Starting at the line that has "Emit a web page" and stopping after the line that has "ctx.strokeRect(8.5, 10.5, chart.width", reproduce the listing below exactly; omit everything else.
+++ GIVEN INFORMATION +++
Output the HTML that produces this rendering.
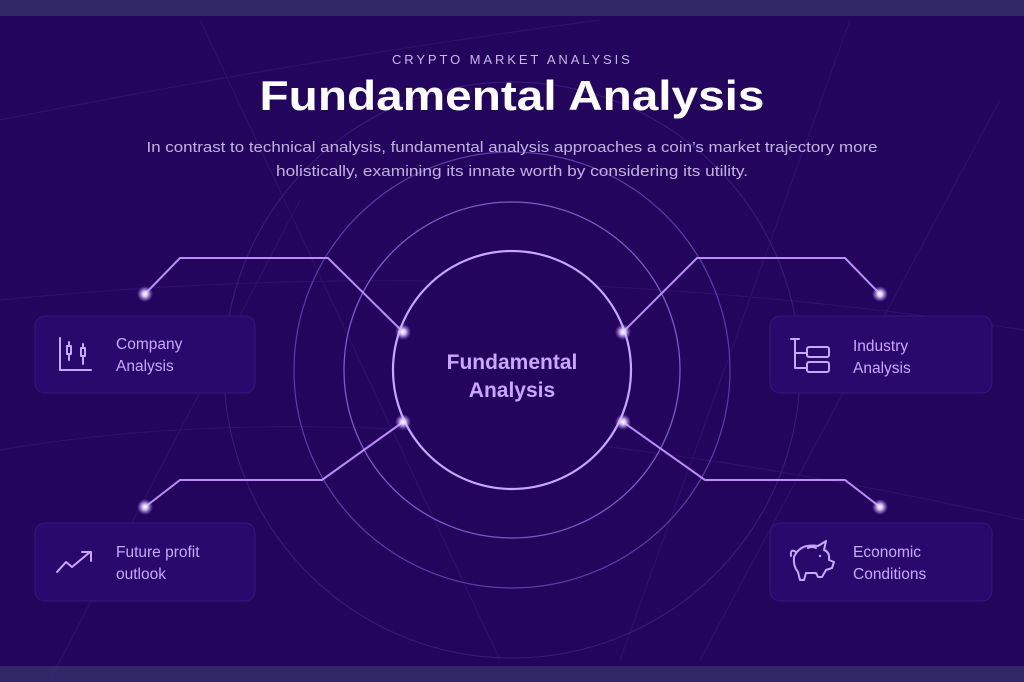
+++
+++ GIVEN INFORMATION +++
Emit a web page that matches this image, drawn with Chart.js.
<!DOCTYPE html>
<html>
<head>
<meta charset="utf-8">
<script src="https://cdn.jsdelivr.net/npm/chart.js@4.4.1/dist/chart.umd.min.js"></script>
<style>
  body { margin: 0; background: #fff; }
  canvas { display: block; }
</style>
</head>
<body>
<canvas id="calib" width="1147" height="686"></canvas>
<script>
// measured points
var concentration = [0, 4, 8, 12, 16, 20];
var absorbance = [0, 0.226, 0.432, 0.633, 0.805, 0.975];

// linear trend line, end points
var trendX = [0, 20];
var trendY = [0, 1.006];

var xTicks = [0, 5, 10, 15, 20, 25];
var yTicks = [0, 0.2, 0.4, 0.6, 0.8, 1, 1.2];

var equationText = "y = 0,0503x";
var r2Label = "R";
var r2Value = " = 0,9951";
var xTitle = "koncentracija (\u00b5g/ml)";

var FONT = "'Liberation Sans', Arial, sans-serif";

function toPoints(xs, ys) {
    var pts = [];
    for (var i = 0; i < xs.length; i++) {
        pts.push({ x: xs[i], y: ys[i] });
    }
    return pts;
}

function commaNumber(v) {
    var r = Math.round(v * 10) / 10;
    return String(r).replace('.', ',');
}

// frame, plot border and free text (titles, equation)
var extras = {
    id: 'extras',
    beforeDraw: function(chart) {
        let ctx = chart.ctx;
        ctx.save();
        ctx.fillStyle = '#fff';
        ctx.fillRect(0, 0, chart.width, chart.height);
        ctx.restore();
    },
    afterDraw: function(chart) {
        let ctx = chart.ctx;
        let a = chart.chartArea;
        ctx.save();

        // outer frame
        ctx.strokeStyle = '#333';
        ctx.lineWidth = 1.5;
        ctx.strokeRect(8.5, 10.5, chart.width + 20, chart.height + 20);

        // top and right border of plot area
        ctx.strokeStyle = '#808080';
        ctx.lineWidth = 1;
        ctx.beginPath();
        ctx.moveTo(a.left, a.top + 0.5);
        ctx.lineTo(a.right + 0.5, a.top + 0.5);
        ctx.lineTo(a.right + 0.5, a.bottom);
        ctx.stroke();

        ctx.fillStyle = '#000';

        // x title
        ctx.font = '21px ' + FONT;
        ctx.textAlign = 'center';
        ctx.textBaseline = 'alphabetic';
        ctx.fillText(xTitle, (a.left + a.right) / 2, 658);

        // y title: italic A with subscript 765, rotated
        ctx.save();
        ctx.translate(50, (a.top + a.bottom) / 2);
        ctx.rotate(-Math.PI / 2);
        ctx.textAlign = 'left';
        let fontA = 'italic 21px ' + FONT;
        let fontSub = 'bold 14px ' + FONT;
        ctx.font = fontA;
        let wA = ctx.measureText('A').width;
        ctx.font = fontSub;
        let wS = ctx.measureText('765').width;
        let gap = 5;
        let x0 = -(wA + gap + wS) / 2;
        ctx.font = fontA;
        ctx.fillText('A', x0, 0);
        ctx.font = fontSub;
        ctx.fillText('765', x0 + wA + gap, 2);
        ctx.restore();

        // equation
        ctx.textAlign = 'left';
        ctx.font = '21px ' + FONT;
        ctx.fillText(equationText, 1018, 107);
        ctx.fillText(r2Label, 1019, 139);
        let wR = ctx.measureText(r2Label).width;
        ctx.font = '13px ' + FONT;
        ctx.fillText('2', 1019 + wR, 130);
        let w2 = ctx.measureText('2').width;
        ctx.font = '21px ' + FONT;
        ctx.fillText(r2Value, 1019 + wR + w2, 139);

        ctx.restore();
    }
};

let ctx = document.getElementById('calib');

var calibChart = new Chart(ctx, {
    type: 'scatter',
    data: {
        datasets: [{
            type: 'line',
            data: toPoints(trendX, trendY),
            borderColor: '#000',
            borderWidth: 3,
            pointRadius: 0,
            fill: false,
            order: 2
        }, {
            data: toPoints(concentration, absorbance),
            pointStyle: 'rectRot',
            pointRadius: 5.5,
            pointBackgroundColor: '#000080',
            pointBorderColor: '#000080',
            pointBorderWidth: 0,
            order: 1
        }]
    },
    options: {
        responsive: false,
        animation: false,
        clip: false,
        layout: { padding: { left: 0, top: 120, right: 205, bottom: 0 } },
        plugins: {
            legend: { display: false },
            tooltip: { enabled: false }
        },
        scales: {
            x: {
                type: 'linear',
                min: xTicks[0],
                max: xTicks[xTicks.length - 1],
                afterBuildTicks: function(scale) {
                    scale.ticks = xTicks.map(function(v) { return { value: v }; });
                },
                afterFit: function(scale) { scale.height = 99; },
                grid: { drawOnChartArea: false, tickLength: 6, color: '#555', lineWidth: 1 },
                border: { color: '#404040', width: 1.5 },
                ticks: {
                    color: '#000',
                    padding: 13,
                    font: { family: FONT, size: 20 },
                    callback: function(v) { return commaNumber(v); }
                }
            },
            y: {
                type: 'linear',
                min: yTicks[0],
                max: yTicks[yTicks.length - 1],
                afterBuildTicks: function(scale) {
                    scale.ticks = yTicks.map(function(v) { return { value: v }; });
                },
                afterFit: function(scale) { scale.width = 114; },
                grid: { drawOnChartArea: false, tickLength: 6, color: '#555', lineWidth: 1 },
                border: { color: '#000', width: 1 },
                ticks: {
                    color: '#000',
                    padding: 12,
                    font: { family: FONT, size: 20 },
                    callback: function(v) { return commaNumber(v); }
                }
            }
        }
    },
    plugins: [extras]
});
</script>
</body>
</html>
+++
+++ GIVEN INFORMATION +++
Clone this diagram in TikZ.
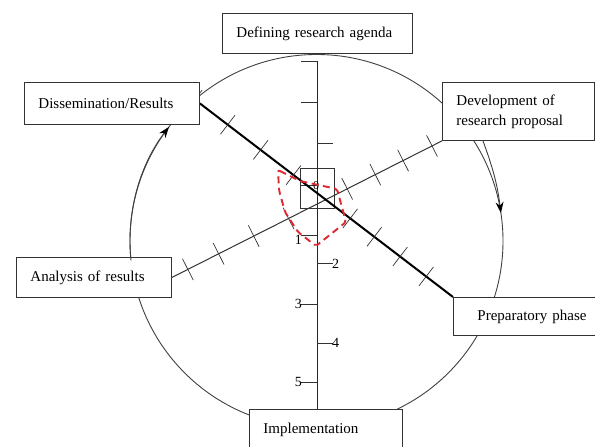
+++
§ **ANSWER FOR THE TASK**:
Emit a web page that matches this image, drawn with Chart.js.
<!DOCTYPE html>
<html>
<head>
<meta charset="utf-8">
<script src="https://cdn.jsdelivr.net/npm/chart.js@4.4.1/dist/chart.umd.min.js"></script>
<style>
  body { margin: 0; background: #fff; }
  canvas { display: block; }
</style>
</head>
<body>
<canvas id="calib" width="1147" height="686"></canvas>
<script>
// measured points
var concentration = [0, 4, 8, 12, 16, 20];
var absorbance = [0, 0.226, 0.432, 0.633, 0.805, 0.975];

// linear trend line, end points
var trendX = [0, 20];
var trendY = [0, 1.006];

var xTicks = [0, 5, 10, 15, 20, 25];
var yTicks = [0, 0.2, 0.4, 0.6, 0.8, 1, 1.2];

var equationText = "y = 0,0503x";
var r2Label = "R";
var r2Value = " = 0,9951";
var xTitle = "koncentracija (\u00b5g/ml)";

var FONT = "'Liberation Sans', Arial, sans-serif";

function toPoints(xs, ys) {
    var pts = [];
    for (var i = 0; i < xs.length; i++) {
        pts.push({ x: xs[i], y: ys[i] });
    }
    return pts;
}

function commaNumber(v) {
    var r = Math.round(v * 10) / 10;
    return String(r).replace('.', ',');
}

// frame, plot border and free text (titles, equation)
var extras = {
    id: 'extras',
    beforeDraw: function(chart) {
        let ctx = chart.ctx;
        ctx.save();
        ctx.fillStyle = '#fff';
        ctx.fillRect(0, 0, chart.width, chart.height);
        ctx.restore();
    },
    afterDraw: function(chart) {
        let ctx = chart.ctx;
        let a = chart.chartArea;
        ctx.save();

        // outer frame
        ctx.strokeStyle = '#333';
        ctx.lineWidth = 1.5;
        ctx.strokeRect(8.5, 10.5, chart.width + 20, chart.height + 20);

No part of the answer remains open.